--- BEGIN ---
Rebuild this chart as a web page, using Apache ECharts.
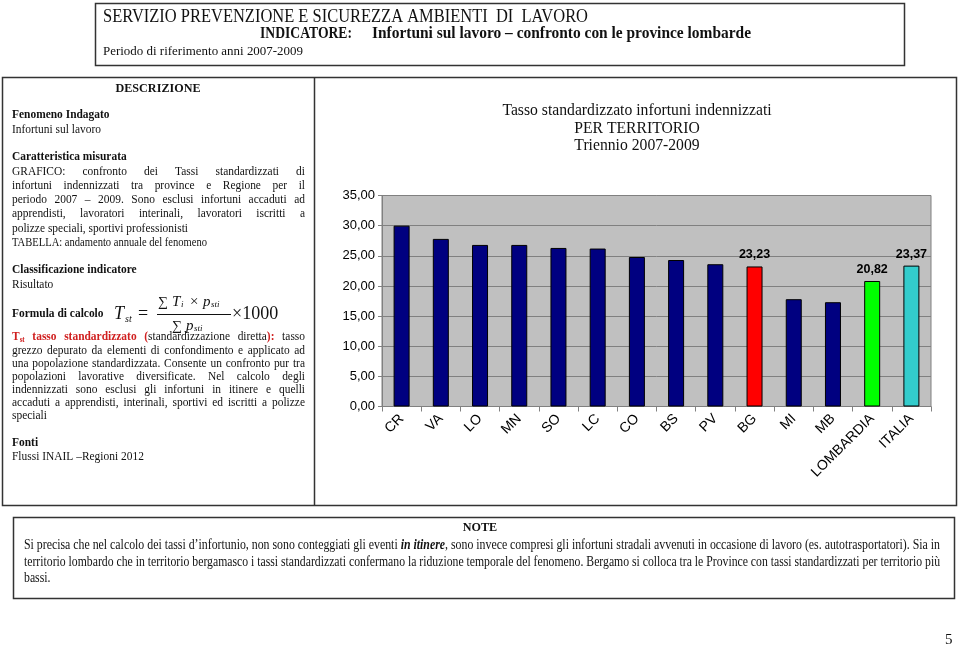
<!DOCTYPE html>
<html><head><meta charset="utf-8">
<script src="https://cdn.jsdelivr.net/npm/echarts@6/dist/echarts.min.js"></script>
<style>html,body{margin:0;padding:0;background:#fff}#c{width:960px;height:649px}</style>
</head><body><div id="c"></div>
<script>
// ---- data ----
const categories = ['CR','VA','LO','MN','SO','LC','CO','BS','PV','BG','MI','MB','LOMBARDIA','ITALIA'];
const values = [30.0, 27.8, 26.8, 26.8, 26.3, 26.2, 24.8, 24.3, 23.6, 23.23, 17.8, 17.3, 20.82, 23.37];
const labelledCats = ['BG','LOMBARDIA','ITALIA'];
const yMin = 0, yMax = 35, yStep = 5;
const chartTitle = ['Tasso standardizzato infortuni indennizzati','PER TERRITORIO','Triennio 2007-2009'];

// ---- helpers ----
const SERIF = '"Liberation Serif","Times New Roman",serif';
const SANS = '"Liberation Sans",Arial,sans-serif';
const ctx = document.createElement('canvas').getContext('2d');
function meas(t, s){
  ctx.font = (s.fst||'normal')+' '+(s.fw||'normal')+' '+s.size+'px '+SERIF;
  return ctx.measureText(t).width;
}
const G = [];
function txt(t, x, y, s, sc){
  G.push({type:'text', x:x, y:y + (s.dy||0), scaleX: sc||1, silent:true, z:10,
    style:{text:t, fontSize:s.size, fontFamily:SERIF, fontWeight:s.fw||'normal', fontStyle:s.fst||'normal',
      fill:s.fill||'#111', align:s.align||'left', textAlign:s.align||'left',
      verticalAlign:'middle', textVerticalAlign:'middle'}});
}
function words(str, s){ return str.split(' ').filter(w=>w.length).map(w=>[Object.assign({t:w}, s)]); }
function line(ws, x0, x1, y, size, scale, justify){
  const wW = ws.map(w=>w.reduce((a,sg)=>a+meas(sg.t, Object.assign({size:size}, sg, {size:sg.size||size}))*scale,0));
  const tot = wW.reduce((a,b)=>a+b,0);
  const sp = meas(' ', {size:size})*scale;
  const gap = justify && ws.length>1 ? (x1-x0-tot)/(ws.length-1) : sp;
  let x = x0;
  ws.forEach((w,i)=>{
    let xx = x;
    w.forEach(sg=>{
      const st = Object.assign({size:size}, sg, {size:sg.size||size});
      txt(sg.t, xx, y, st, scale);
      xx += meas(sg.t, st)*scale;
    });
    x += wW[i] + gap;
  });
}
function fit(str, x0, x1, y, s){
  const w = meas(str, s);
  txt(str, x0, y, s, (x1-x0)/w);
}
function rect(x,y,w,h,lw,col){
  G.push({type:'rect', silent:true, z:5, shape:{x:x,y:y,width:w,height:h}, style:{fill:null, stroke:col||'#333', lineWidth:lw||1.5}});
}
function seg(x1,y1,x2,y2,lw,col){
  G.push({type:'line', silent:true, z:5, shape:{x1:x1,y1:y1,x2:x2,y2:y2}, style:{stroke:col||'#333', lineWidth:lw||1.5}});
}

// ---- frames ----
rect(95.5, 3.5, 809, 62, 1.5);
rect(2.5, 77.5, 954, 428, 1.5);
seg(314.5, 77.5, 314.5, 505.5, 1.5);
rect(13.5, 517.5, 941, 81, 1.5);

// ---- header ----
fit('SERVIZIO PREVENZIONE E SICUREZZA AMBIENTI  DI  LAVORO', 103, 588, 17, {size:18});
fit('INDICATORE:', 260, 352, 34, {size:17, fw:'bold'});
fit('Infortuni sul lavoro \u2013 confronto con le province lombarde', 372, 751, 34, {size:17, fw:'bold'});
fit('Periodo di riferimento anni 2007-2009', 103, 303, 51, {size:13.5});

// ---- left panel ----
const L0 = 12, L1 = 305, SC = 0.88, FZ = 13;
const B = {fw:'bold'};
txt('DESCRIZIONE', 158, 89, {size:13.5, fw:'bold', align:'center'}, 0.9);
line(words('Fenomeno Indagato', B), L0, L1, 115, FZ, SC, false);
line(words('Infortuni sul lavoro', {}), L0, L1, 130, FZ, SC, false);
line(words('Caratteristica misurata', B), L0, L1, 157, FZ, SC, false);
line(words('GRAFICO: confronto dei Tassi standardizzati di', {}), L0, L1, 172, FZ, SC, true);
line(words('infortuni indennizzati tra province e Regione per il', {}), L0, L1, 186, FZ, SC, true);
line(words('periodo 2007 \u2013 2009.  Sono esclusi infortuni accaduti ad', {}), L0, L1, 200, FZ, SC, true);
line(words('apprendisti, lavoratori interinali, lavoratori iscritti a', {}), L0, L1, 214, FZ, SC, true);
line(words('polizze speciali, sportivi professionisti', {}), L0, L1, 229, FZ, SC, false);
line(words('TABELLA: andamento annuale del fenomeno', {}), L0, L1, 243, 12, SC, false);
line(words('Classificazione indicatore', B), L0, L1, 270, FZ, SC, false);
line(words('Risultato', {}), L0, L1, 285, FZ, SC, false);
// formula
line(words('Formula  di calcolo', B), L0, L1, 314, FZ, SC, false);
txt('T', 114, 314, {size:18, fst:'italic'});
txt('st', 125, 319, {size:10, fst:'italic'});
txt('=', 138, 314, {size:18});
txt('\u2211', 158, 302, {size:14});
txt('T', 172, 302, {size:15, fst:'italic'});
txt('i', 181, 305, {size:9, fst:'italic'});
txt('\u00d7', 190, 302, {size:15});
txt('p', 203, 302, {size:15, fst:'italic'});
txt('sti', 211, 305, {size:9, fst:'italic'});
seg(157, 314.5, 231, 314.5, 1, '#111');
txt('\u2211', 172, 326, {size:14});
txt('p', 186, 326, {size:15, fst:'italic'});
txt('sti', 194, 329, {size:9, fst:'italic'});
txt('\u00d71000', 232, 314, {size:18});
// definition
const R = {fw:'bold', fill:'#d02020'};
line([
  [{t:'T', fw:'bold', fill:'#d02020'},{t:'st', fw:'bold', fill:'#d02020', size:8, dy:3}],
  [Object.assign({t:'tasso'},R)], [Object.assign({t:'standardizzato'},R)],
  [Object.assign({t:'('},R),{t:'standardizzazione'}],
  [{t:'diretta'},Object.assign({t:')'},R),Object.assign({t:':'},R)],
  [{t:'tasso'}]
], L0, L1, 337, FZ, SC, true);
const defLines = [
  'grezzo depurato da elementi di confondimento e applicato ad',
  'una popolazione standardizzata. Consente un confronto pur tra',
  'popolazioni lavorative diversificate. Nel calcolo degli',
  'indennizzati sono esclusi gli infortuni in itinere e quelli',
  'accaduti a apprendisti, interinali, sportivi ed iscritti a polizze'
];
defLines.forEach((s,i)=>line(words(s,{}), L0, L1, 351 + i*13, FZ, SC, true));
line(words('speciali', {}), L0, L1, 351 + 5*13, FZ, SC, false);
line(words('Fonti', B), L0, L1, 443, FZ, SC, false);
line(words('Flussi  INAIL \u2013Regioni  2012', {}), L0, L1, 457, FZ, SC, false);

// ---- chart title ----
chartTitle.forEach((t,i)=>txt(t, 637, 111 + i*17.5, {size:16.5, align:'center'}, 0.95));

// ---- notes ----
txt('NOTE', 480, 528, {size:13.5, fw:'bold', align:'center'}, 0.9);
const n1 = words("Si precisa che nel calcolo dei tassi d\u2019infortunio, non sono conteggiati gli eventi", {})
  .concat([[{t:'in', fw:'bold', fst:'italic'}], [{t:'itinere', fw:'bold', fst:'italic'},{t:','}]])
  .concat(words('sono invece compresi gli infortuni stradali avvenuti in occasione di lavoro (es. autotrasportatori). Sia in', {}));
const n2 = words('territorio lombardo che in territorio bergamasco i tassi standardizzati confermano la riduzione temporale del fenomeno. Bergamo si colloca tra le Province con tassi standardizzati per territorio pi\u00f9', {});
function natW(ws, size){ return ws.reduce((a,w)=>a+w.reduce((b,sg)=>b+meas(sg.t, Object.assign({size:size},sg)),0),0) + meas(' ',{size:size})*(ws.length-1); }
const NZ = 14;
const sc1 = 916/natW(n1, NZ), sc2 = 916/natW(n2, NZ);
line(n1, 24, 940, 545, NZ, sc1, true);
line(n2, 24, 940, 562, NZ, sc2, true);
line(words('bassi.', {}), 24, 940, 578, NZ, (sc1+sc2)/2, false);
txt('5', 945, 640, {size:15}, 1);

// ---- chart ----
const colorFor = c => c==='BG' ? '#FF0000' : c==='LOMBARDIA' ? '#00FF00' : c==='ITALIA' ? '#33CCCC' : '#000080';
const fmt = v => v.toFixed(2).replace('.', ',');
const chart = echarts.init(document.getElementById('c'), null, {renderer:'canvas'});
chart.setOption({
  animation:false,
  backgroundColor:'#fff',
  grid:{left:382, right:29, top:195.5, bottom:242.5, show:true, backgroundColor:'#C0C0C0', borderColor:'#808080', borderWidth:1},
  xAxis:{type:'category', data:categories,
    axisLine:{lineStyle:{color:'#808080', width:1}},
    axisTick:{show:true, length:5, lineStyle:{color:'#808080'}},
    axisLabel:{rotate:45, interval:0, fontFamily:SANS, fontSize:14, color:'#000', margin:10}},
  yAxis:{type:'value', min:yMin, max:yMax, interval:yStep,
    axisLine:{show:true, lineStyle:{color:'#808080'}},
    axisTick:{show:true, length:4, lineStyle:{color:'#808080'}},
    splitLine:{lineStyle:{color:'#808080', width:1}},
    axisLabel:{formatter:fmt, fontFamily:SANS, fontSize:13, color:'#000', margin:7}},
  series:[{type:'bar', barWidth:16,
    data: categories.map((c,i)=>({value:values[i],
      itemStyle:{color:colorFor(c), borderColor:'#000', borderWidth:1},
      label:{show: labelledCats.includes(c)}})),
    label:{position:'top', distance:5, formatter:p=>fmt(p.value), fontFamily:SANS, fontSize:12.5, fontWeight:'bold', color:'#000'}}],
  graphic: G
});
</script></body></html>
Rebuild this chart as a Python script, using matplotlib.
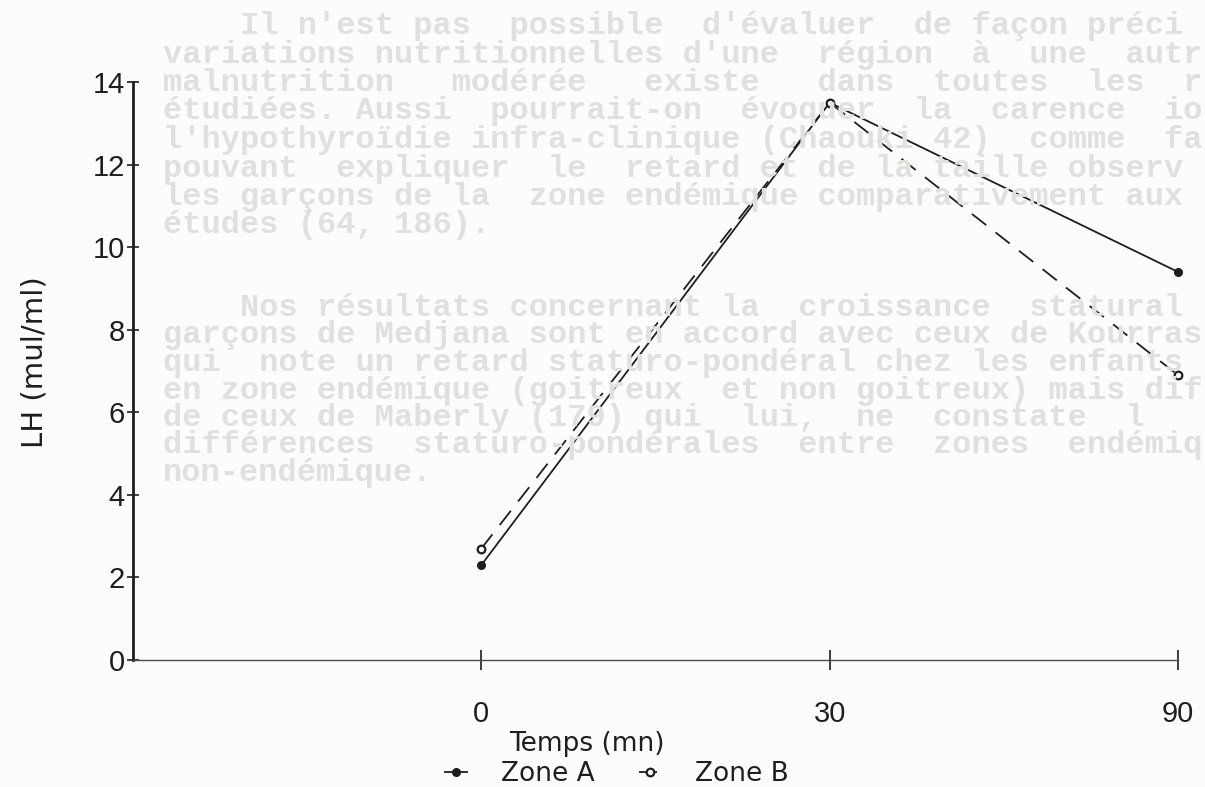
"""LH response curves (Zone A vs Zone B), redrawn from a scanned page."""

import matplotlib

matplotlib.use("Agg")
import matplotlib.pyplot as plt
import numpy as np

# data
times = ["0", "30", "90"]
zone_a = [2.3, 13.5, 9.4]
zone_b = [2.7, 13.5, 6.9]
y_ticks = [0, 2, 4, 6, 8, 10, 12, 14]

# faint text showing through from the other side of the page (cut at the page edge)
ghost_lines = [
    "    Il n'est pas  possible  d'évaluer  de façon préci",
    "variations nutritionnelles d'une  région  à  une  autr",
    "malnutrition   modérée   existe   dans  toutes  les  r",
    "étudiées. Aussi  pourrait-on  évoquer  la  carence  io",
    "l'hypothyroïdie infra-clinique (Chaouki 42)  comme  fa",
    "pouvant  expliquer  le  retard et de la taille observ",
    "les garçons de la  zone endémique comparativement aux",
    "études (64, 186).",
]
ghost_lines_2 = [
    "    Nos résultats concernant la  croissance  statural",
    "garçons de Medjana sont en accord avec ceux de Kourras",
    "qui  note un retard staturo-pondéral chez les enfants",
    "en zone endémique (goitreux  et non goitreux) mais dif",
    "de ceux de Maberly (179) qui  lui,  ne  constate  l",
    "différences  staturo-pondérales  entre  zones  endémiq",
    "non-endémique.",
]

W, H = 1205, 787
ink = "#1e1e1e"
ghost = "#e0e0e0"
plt.rcParams["lines.scale_dashes"] = False

fig = plt.figure(figsize=(W / 100, H / 100), dpi=100)
fig.patch.set_facecolor("#fcfcfb")

for i, line in enumerate(ghost_lines):
    fig.text(163 / W, 1 - (26 + 28.5 * i) / H, line, family="Liberation Mono",
             fontsize=23, weight="bold", color=ghost, va="center", zorder=0)
for i, line in enumerate(ghost_lines_2):
    fig.text(163 / W, 1 - (308 + 27.5 * i) / H, line, family="Liberation Mono",
             fontsize=23, weight="bold", color=ghost, va="center", zorder=0)

ax = fig.add_axes([133 / W, 127 / H, 1045 / W, 578 / H])
ax.set_facecolor("none")

xpos = np.arange(len(times))
ax.plot(xpos, zone_a, color=ink, lw=1.3, marker="o", ms=5.5, mfc=ink, mec=ink,
        clip_on=False, label="Zone A", zorder=3)
ax.plot(xpos, zone_b, color=ink, lw=1.3, dashes=(13, 8.5), marker="o", ms=5.5,
        mfc="white", mec=ink, mew=1.6, clip_on=False, label="Zone B", zorder=3)

ax.set_xlim(-1, 2)
ax.set_ylim(0, 14)
ax.set_xticks(xpos, times)
ax.set_yticks(y_ticks)

for side in ["top", "right"]:
    ax.spines[side].set_visible(False)
ax.spines["left"].set_linewidth(2.0)
ax.spines["left"].set_color(ink)
ax.spines["bottom"].set_linewidth(1.0)
ax.spines["bottom"].set_color("#4a4a4a")

ax.tick_params(axis="y", direction="inout", length=8, width=1.2, pad=2,
               labelsize=21, colors=ink, labelfontfamily="Liberation Sans")
ax.tick_params(axis="x", direction="inout", length=14, width=1.2, pad=22,
               labelsize=21, colors=ink, labelfontfamily="Liberation Sans")

ax.set_xlabel("Temps (mn)", fontsize=19, color=ink, va="center")
ax.xaxis.set_label_coords((587 - 133) / 1045, -(744 - 660) / 578)
ax.set_ylabel("LH (mul/ml)", fontsize=21, color=ink, va="center")
ax.yaxis.set_label_coords((35 - 133) / 1045, (660 - 362) / 578)

fig.legend(loc="center", bbox_to_anchor=(617 / W, 1 - 774 / H), ncol=2,
           frameon=False, fontsize=19, handlelength=0.8, handletextpad=1.3,
           columnspacing=1.7, labelcolor=ink, borderpad=0.0)

fig.savefig("out.png", dpi=100, facecolor=fig.get_facecolor())
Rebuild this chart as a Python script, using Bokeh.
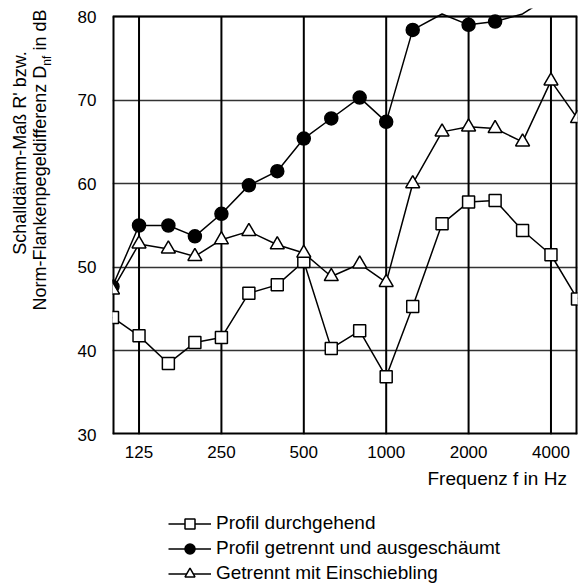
--- END ---
Your goal: Pictures excluded, retype exactly the lines running from the one with "Rebuild this chart as a Python script, using matplotlib." through the one with "import numpy as np". Include both end lines and nothing more.

Task output:
Rebuild this chart as a Python script, using matplotlib.
"""LH response curves (Zone A vs Zone B), redrawn from a scanned page."""

import matplotlib

matplotlib.use("Agg")
import matplotlib.pyplot as plt
import numpy as np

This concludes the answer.